As the capital’s film festival officially begins this week, after a gala screening of Pixar’s Toy Story 4 at the Festival Theatre, its 2019 programme is likely to be the last before a major international-scale facility opens in Leith, Edinburgh.

The festival rolls out its red carpet for film makers, actors, producers and screenwriters as reports suggest that a major deal between Amazon Studios and Screen Scotland, the new national film agency, over the filming of a major new dramatic series based on the writings of JRR Tolkien are at “an extremely advanced stage.”

While the foreground of this week will be the opening of the EIFF, with a strong European presence in the 121 features on show, the background detail is the potential for a large industrial complex in the Port of Leith, known as the Pelamis Building, to add a multi-stage movie and TV facility to the Scottish film industry’s landscape.

The EIFF officially opens on Wednesday with a film set in Scotland, Boyz in the Wood, which stars Rian Gordon, Samuel Bottomley, Viraj Juneja and Lewis Gribben as well as Eddie Izzard, Kate Dickie, James Cosmo and Kevin Guthrie in an adventure set in the Highlands.

Mark Adams, the director of the festival, said thus far ticket sales for the festival were going “really well”.

The possibility of a major studio opening in Edinburgh, he said, was also potentially a significant moment for the screen industry.

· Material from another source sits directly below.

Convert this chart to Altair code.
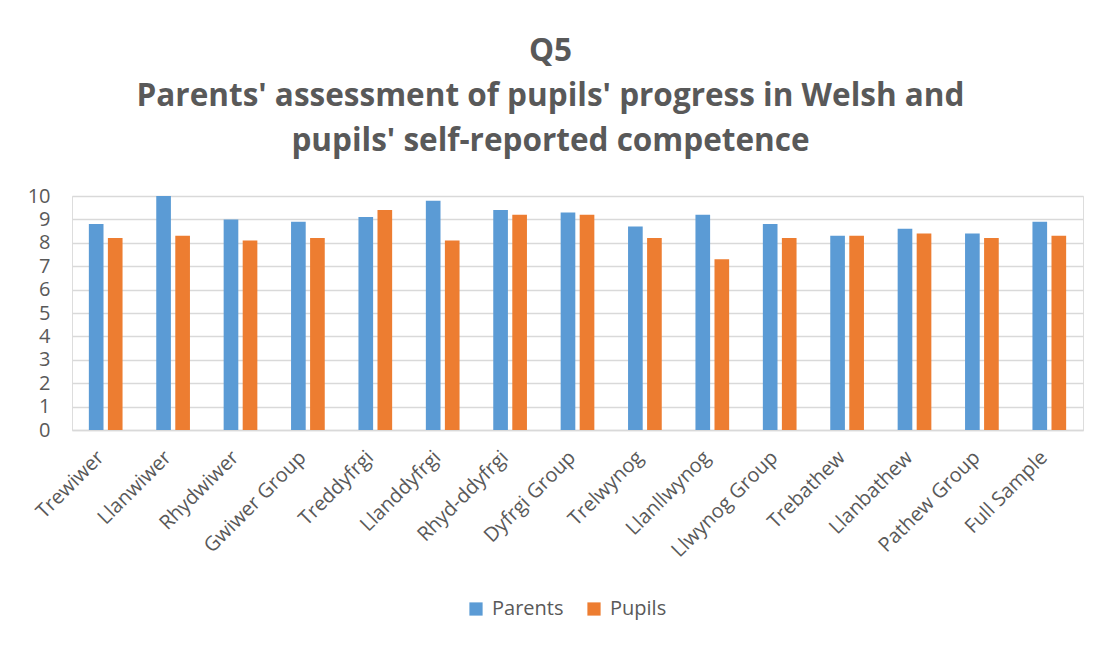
import altair as alt
import pandas as pd

categories = ["Trewiwer", "Llanwiwer", "Rhydwiwer", "Gwiwer Group", "Treddyfrgi",
              "Llanddyfrgi", "Rhyd-ddyfrgi", "Dyfrgi Group", "Trelwynog", "Llanllwynog",
              "Llwynog Group", "Trebathew", "Llanbathew", "Pathew Group", "Full Sample"]
parents = [8.8, 10.0, 9.0, 8.9, 9.1, 9.8, 9.4, 9.3, 8.7, 9.2, 8.8, 8.3, 8.6, 8.4, 8.9]
pupils = [8.2, 8.3, 8.1, 8.2, 9.4, 8.1, 9.2, 9.2, 8.2, 7.3, 8.2, 8.3, 8.4, 8.2, 8.3]
series = ["Parents", "Pupils"]
colors = ["#5B9BD5", "#ED7D31"]

rows = []
for c, p, q in zip(categories, parents, pupils):
    rows.append({"cat": c, "series": "Parents", "value": p})
    rows.append({"cat": c, "series": "Pupils", "value": q})
df = pd.DataFrame(rows)

FONT = "Open Sans"
GREY = "#595959"

chart = alt.Chart(df).mark_bar().encode(
    x=alt.X("cat:N", sort=categories,
            scale=alt.Scale(paddingInner=0.5, paddingOuter=0.25),
            axis=alt.Axis(title=None, labelAngle=-45, labelAlign="right", labelBaseline="middle",
                          labelFontSize=20, labelFont=FONT, labelColor=GREY, labelPadding=24,
                          labelOffset=-5,
                          ticks=False, domainColor="#d9d9d9", domainWidth=1.5, labelLimit=300)),
    xOffset=alt.XOffset("series:N", sort=series, scale=alt.Scale(paddingInner=0.23)),
    y=alt.Y("value:Q", scale=alt.Scale(domain=[0, 10], nice=False),
            axis=alt.Axis(title=None, values=list(range(0, 11)), labelFontSize=20, labelFont=FONT,
                          labelColor=GREY, labelPadding=22, ticks=False, domain=False,
                          gridColor="#d9d9d9", gridWidth=1.3)),
    color=alt.Color("series:N", sort=series, scale=alt.Scale(domain=series, range=colors),
                    legend=alt.Legend(title=None, orient="none", direction="horizontal",
                                      legendX=394, legendY=403, symbolType="square", symbolSize=175,
                                      symbolStrokeWidth=0, labelFontSize=20, labelFont=FONT,
                                      labelColor=GREY, columnPadding=20, labelOffset=6)),
).properties(
    width=1011, height=234,
    title=alt.TitleParams(
        text=["Q5", "Parents' assessment of pupils' progress in Welsh and",
              "pupils' self-reported competence"],
        font=FONT, fontSize=31.5, fontWeight="bold", color=GREY, lineHeight=45,
        anchor="middle", offset=29, dx=-27),
    autosize=alt.AutoSizeParams(type="none"),
    padding={"left": 64, "top": 188, "right": 10, "bottom": 208},
).configure_view(stroke=None).configure(background="white")

chart.save("out.html", embed_options={"renderer": "svg", "actions": False})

The Amazon series, set in an age before The Hobbit and Lord of the Rings trilogies, would be a five year project, it has been reported with one source saying: “A deal is as good as done to confirm five years of filming in the new Leith studio...as soon as the venue is ready for purpose, filming will start.”

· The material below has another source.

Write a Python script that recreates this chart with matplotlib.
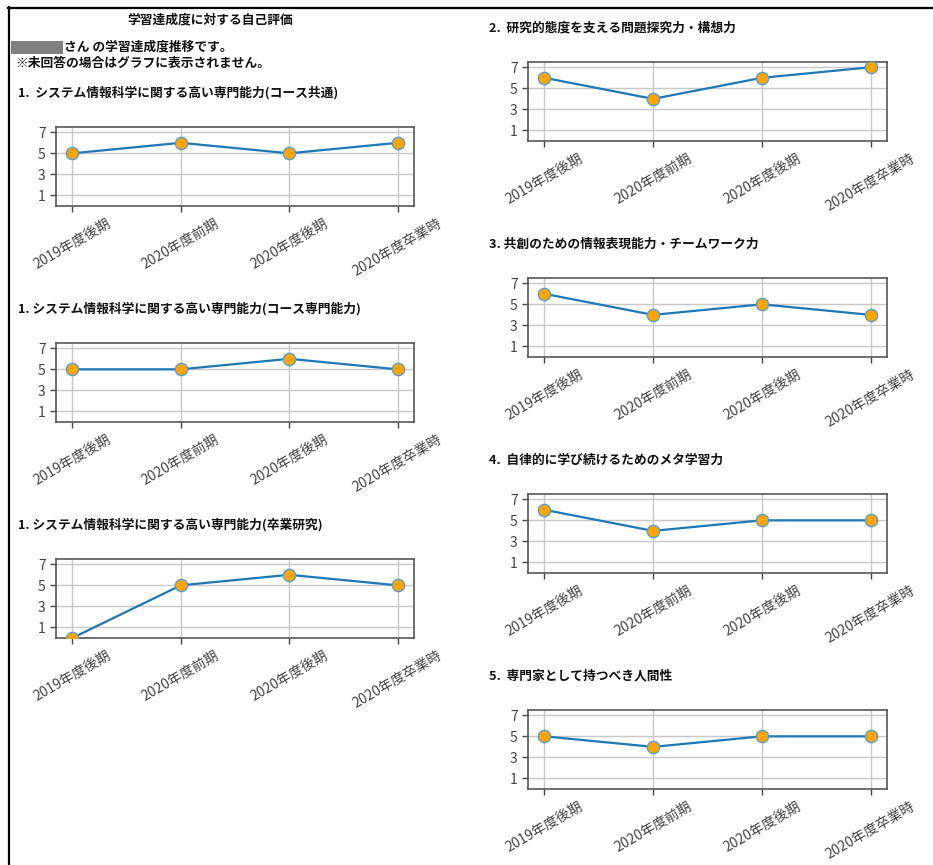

Last night Adams noted: “Anything like that that provides work and skills and experience and jobs will be beneficial long term.

“Anyone here who works on a long term production like that will learn a lot, not only actors but hair and make up, the crew, the production staff - they will all be given so much experience. The benefit are many, and we have seen what happened [in Northern Ireland] with Game of Thrones.”

He added: “The reaction to the programme for this year’s festival has been really positive: people react to different things in it - some like the big Hollywood films, as usual there’s been a lot of interest in the Scottish documentaries.

“It is a busy first week with the opening premiere and the In Person event with Danny Boyle on Thursday.”

Boyle, director of the Trainspotting films among others, will be appearing at an In Person event, as will the actor Jack Lowden, Nick Broomfield, the writer, actor and director Pollyanna McIntosh and award-winning film producer Rebecca O’Brien.

The festival, which runs from 19-30 June, will also feature a tribute to Agnes Varda, the lauded French film maker who died in March, and it closes with biopic Mrs Lowry & Son, starring Vanessa Redgrave and Timothy Spall.

When the programme for the 73rd edition of the festival was launched, the director noted how it would have been, if not for political turmoil at Westminster, the first film festival after Brexit.

He said: “We haven’t had the opportunity to do this before, we’ve linked our national focus, Spain, with our retrospective, both new films and older films, and we just wanted to pay tribute to the great cinema of Europe.

“This time, when we were planning on this, theoretically, we would have been out of Europe [on 29 March].

“And who knows what is going to happen now? It is a very interesting thing: the original vote for held in the middle of the Festival [on 23 June, 2016].

“It’s very important for us, we work with talent from all around the world, and anything that is going to make coming here, not just Europeans, but anyone coming into the UK, more complicated with visas and so on [is important].

“We really have to celebrate everybody’s culture and their ability to bring it here.”

Boyz In The Wood, a debut feature by writer and director Ninian Doff is set in the Scottish Highlands and is about four boys who try to escape a mysterious hunter.

Of Boyz in the Wood, he said: “This is a young Scottish talent, an Edinburgh talent [Doff], that is doing something different - it’s not linear, it’s not period.

“It’s a bit like Trainspotting meets Calibre, it has that mixture of energy and youth and craziness, with a bit of darkness around the edges.”

EIFF will screen 18 feature film world premieres, 12 International Premieres, eight European Premieres and 78 UK Premieres from 42 countries in its 73rd edition and run until 30 June.